- **Supplied records**:
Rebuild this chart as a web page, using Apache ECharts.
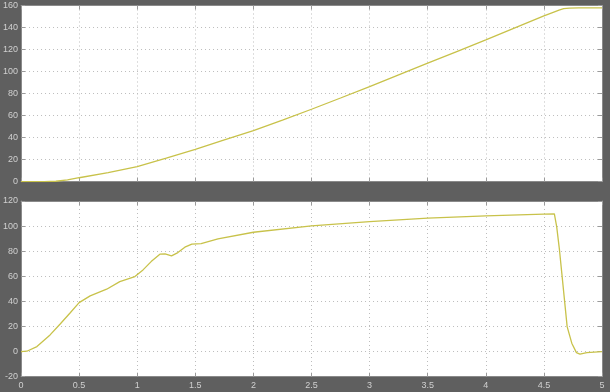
<!DOCTYPE html>
<html><head><meta charset="utf-8">
<script src="https://cdn.jsdelivr.net/npm/echarts@6/dist/echarts.min.js"></script>
<style>html,body{margin:0;padding:0;background:#5f5f5f}#c{width:610px;height:392px}</style>
</head><body><div id="c"></div>
<script>
var xTicks = [0, 0.5, 1, 1.5, 2, 2.5, 3, 3.5, 4, 4.5, 5];
var topTicks = [0, 20, 40, 60, 80, 100, 120, 140, 160];
var botTicks = [-20, 0, 20, 40, 60, 80, 100, 120];

var tTop = [0, 0.2, 0.3, 0.4, 0.5, 0.75, 1, 1.25, 1.5, 1.75, 2, 2.25, 2.5, 2.75, 3, 3.25, 3.5, 3.75, 4, 4.25, 4.5, 4.58, 4.63, 4.67, 4.72, 4.8, 5];
var vTop = [0, 0, 0.4, 1.6, 3.6, 8.2, 13.6, 21.3, 29.4, 37.9, 46.4, 56, 65.8, 76, 86.4, 97, 107.6, 118.2, 128.8, 139.7, 150.6, 153.8, 155.8, 157.1, 157.7, 157.8, 157.8];

var tBot = [0, 0.05, 0.137, 0.25, 0.337, 0.42, 0.5, 0.595, 0.737, 0.85, 0.98, 1.05, 1.12, 1.195, 1.24, 1.295, 1.35, 1.41, 1.47, 1.55, 1.695, 2.0, 2.5, 3.0, 3.5, 4.0, 4.5, 4.59, 4.61, 4.634, 4.654, 4.677, 4.70, 4.74, 4.78, 4.81, 4.87, 5];
var vBot = [0, 0.3, 4, 13.3, 22, 30.6, 39, 44.4, 49.7, 55.8, 59.8, 65.1, 71.7, 77.6, 77.8, 76.3, 78.9, 83.2, 85.6, 86, 89.8, 95.1, 100.2, 103.6, 106.3, 108.1, 109.5, 109.7, 99.6, 81, 62.5, 41.2, 19.9, 6.7, -0.8, -2, -0.8, 0];

function pairs(t, v) { return t.map(function (x, i) { return [x, v[i]]; }); }

var lab = { color: '#d0d0d0', fontSize: 9, fontFamily: 'Liberation Sans, Arial, sans-serif' };
var tickStyle = { show: true, inside: true, length: 4, lineStyle: { color: '#9a9a9a', width: 1 } };
var gridLine = { show: true, lineStyle: { color: '#bdbdbd', type: [1, 3], width: 1 } };
var axLine = { show: true, onZero: false, lineStyle: { color: '#8a8a8a', width: 1 } };

function xAx(gi, pos, showLabel, showSplit) {
  return {
    type: 'value', gridIndex: gi, position: pos, min: 0, max: 5, interval: 0.5,
    axisLine: axLine, axisTick: tickStyle, splitLine: showSplit ? gridLine : { show: false },
    axisLabel: showLabel ? Object.assign({ margin: 4, formatter: function (v) { return String(v); } }, lab) : { show: false }
  };
}
function yAx(gi, pos, min, max, showLabel, showSplit) {
  return {
    type: 'value', gridIndex: gi, position: pos, min: min, max: max, interval: 20,
    axisLine: axLine, axisTick: tickStyle, splitLine: showSplit ? gridLine : { show: false },
    axisLabel: showLabel ? Object.assign({ margin: 3, showMinLabel: true, showMaxLabel: true }, lab) : { show: false }
  };
}

var chart = echarts.init(document.getElementById('c'));
chart.setOption({
  backgroundColor: '#5f5f5f',
  animation: false,
  grid: [
    { left: 19, top: 5.5, width: 583, height: 176.2, backgroundColor: '#ffffff', show: true, borderWidth: 0 },
    { left: 19, top: 201, width: 583, height: 175.7, backgroundColor: '#ffffff', show: true, borderWidth: 0 }
  ],
  xAxis: [
    xAx(0, 'bottom', false, true),
    xAx(0, 'top', false, false),
    xAx(1, 'bottom', true, true),
    xAx(1, 'top', false, false)
  ],
  yAxis: [
    yAx(0, 'left', 0, 160, true, true),
    yAx(0, 'right', 0, 160, false, false),
    yAx(1, 'left', -20, 120, true, true),
    yAx(1, 'right', -20, 120, false, false)
  ],
  series: [
    { type: 'line', xAxisIndex: 0, yAxisIndex: 0, data: pairs(tTop, vTop), showSymbol: false, smooth: false,
      lineStyle: { color: '#c8c24a', width: 1.3 } },
    { type: 'line', xAxisIndex: 2, yAxisIndex: 2, data: pairs(tBot, vBot), showSymbol: false, smooth: false,
      lineStyle: { color: '#c8c24a', width: 1.3 } }
  ]
});
</script></body></html>
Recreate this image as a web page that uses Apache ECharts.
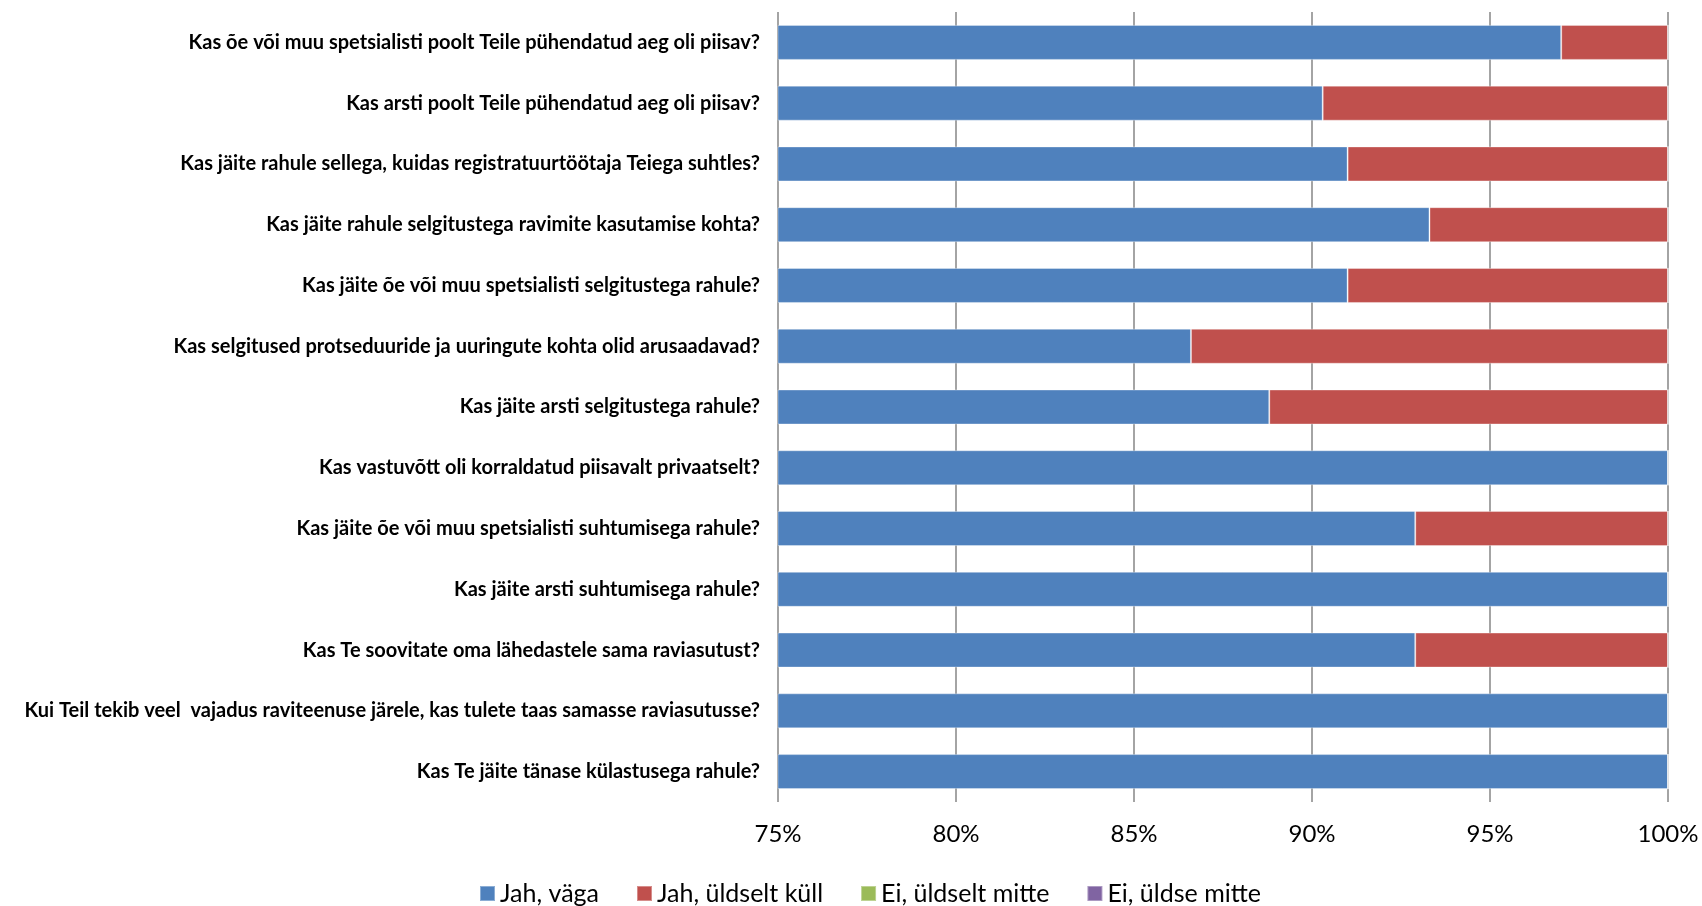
<!DOCTYPE html>
<html>
<head>
<meta charset="utf-8">
<script src="https://cdn.jsdelivr.net/npm/echarts@6/dist/echarts.min.js"></script>
<style>
html,body{margin:0;padding:0;background:#fff;}
#chart{width:1702px;height:906px;}
</style>
</head>
<body>
<div id="chart"></div>
<script>
const categories = [
  "Kas õe või muu spetsialisti poolt Teile pühendatud aeg oli piisav?",
  "Kas arsti poolt Teile pühendatud aeg oli piisav?",
  "Kas jäite rahule sellega, kuidas registratuurtöötaja Teiega suhtles?",
  "Kas jäite rahule selgitustega ravimite kasutamise kohta?",
  "Kas jäite õe või muu spetsialisti selgitustega rahule?",
  "Kas selgitused protseduuride ja uuringute kohta olid arusaadavad?",
  "Kas jäite arsti selgitustega rahule?",
  "Kas vastuvõtt oli korraldatud piisavalt privaatselt?",
  "Kas jäite õe või muu spetsialisti suhtumisega rahule?",
  "Kas jäite arsti suhtumisega rahule?",
  "Kas Te soovitate oma lähedastele sama raviasutust?",
  "Kui Teil tekib veel  vajadus raviteenuse järele, kas tulete taas samasse raviasutusse?",
  "Kas Te jäite tänase külastusega rahule?"
];
const seriesNames = ["Jah, väga", "Jah, üldselt küll", "Ei, üldselt mitte", "Ei, üldse mitte"];
const jahVaga      = [97.0, 90.3, 91.0, 93.3, 91.0, 86.6, 88.8, 100, 92.9, 100, 92.9, 100, 100];
const jahUldselt   = [3.0, 9.7, 9.0, 6.7, 9.0, 13.4, 11.2, 0, 7.1, 0, 7.1, 0, 0];
const eiUldselt    = [0, 0, 0, 0, 0, 0, 0, 0, 0, 0, 0, 0, 0];
const eiUldse      = [0, 0, 0, 0, 0, 0, 0, 0, 0, 0, 0, 0, 0];
const xTicks = { min: 75, max: 100, interval: 5 };
const colors = ["#4F81BD", "#C0504D", "#9BBB59", "#8064A2"];

const chart = echarts.init(document.getElementById('chart'));
const allData = [jahVaga, jahUldselt, eiUldselt, eiUldse];
chart.setOption({
  animation: false,
  color: colors,
  textStyle: { fontFamily: 'Lato' },
  grid: { left: 778, right: 34, top: 12, bottom: 104, containLabel: false },
  legend: {
    data: seriesNames,
    bottom: 0,
    left: 474,
    padding: [0, 5],
    itemWidth: 15,
    itemHeight: 15,
    itemGap: 37,
    icon: 'rect',
    textStyle: { fontSize: 25, color: '#000', fontFamily: 'Lato' }
  },
  xAxis: {
    type: 'value',
    min: xTicks.min,
    max: xTicks.max,
    interval: xTicks.interval,
    axisLine: { show: false },
    axisTick: { show: false },
    axisLabel: { formatter: '{value}%', fontSize: 24, color: '#000', margin: 20, fontFamily: 'Lato' },
    splitLine: { show: true, lineStyle: { color: '#868686', width: 1.5 } }
  },
  yAxis: {
    type: 'category',
    inverse: true,
    data: categories,
    axisLine: { show: false },
    axisTick: { show: false },
    axisLabel: { fontSize: 20, fontWeight: 'bold', color: '#000', margin: 18, fontFamily: 'Lato' }
  },
  series: seriesNames.map((n, i) => ({
    name: n,
    type: 'bar',
    stack: 'total',
    barWidth: 35,
    data: allData[i],
    itemStyle: { color: colors[i], borderColor: 'rgba(255,255,255,0.35)', borderWidth: 1 }
  }))
});
</script>
</body>
</html>
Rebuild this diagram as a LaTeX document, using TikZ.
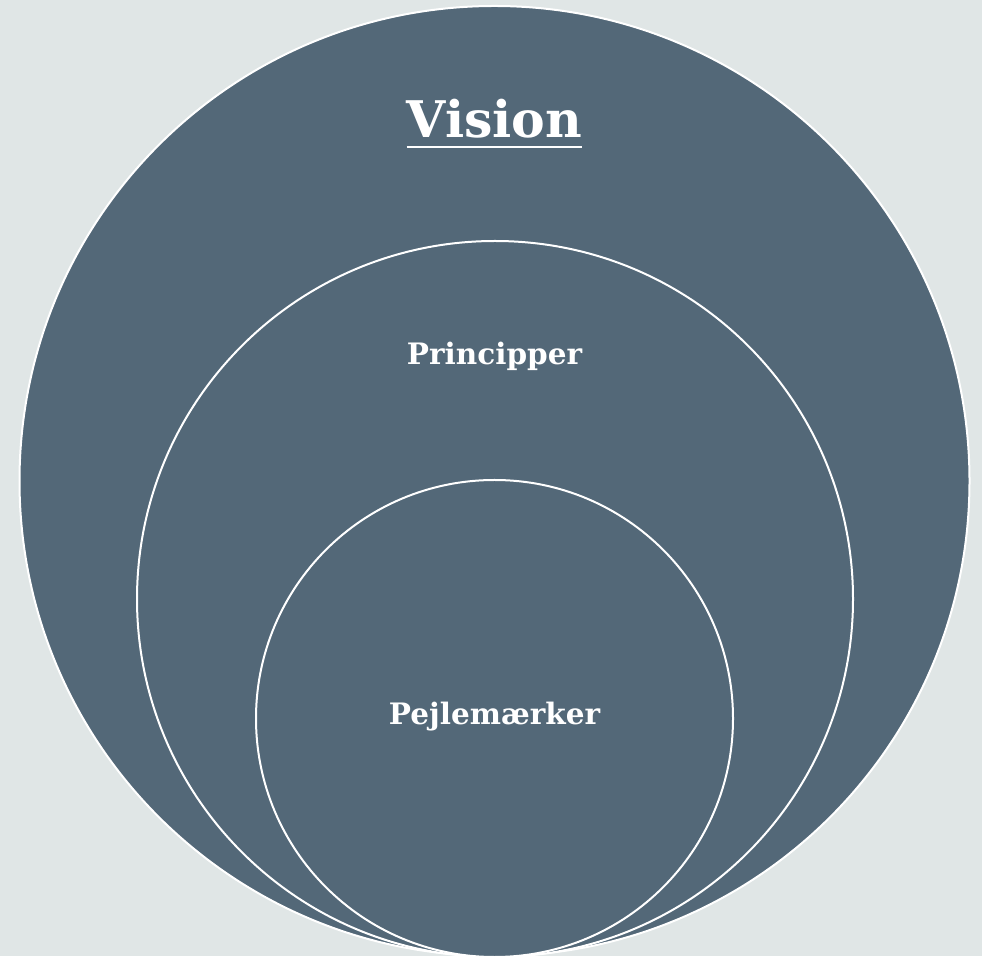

- **Problem**:
Search the listing for the word "this" and return each line that holds it.

- **The output**:
Rebuild this chart as a web page, using Apache ECharts.
Recreate this image as a web page that uses Apache ECharts.
Rebuild this diagram as a LaTeX document, using TikZ.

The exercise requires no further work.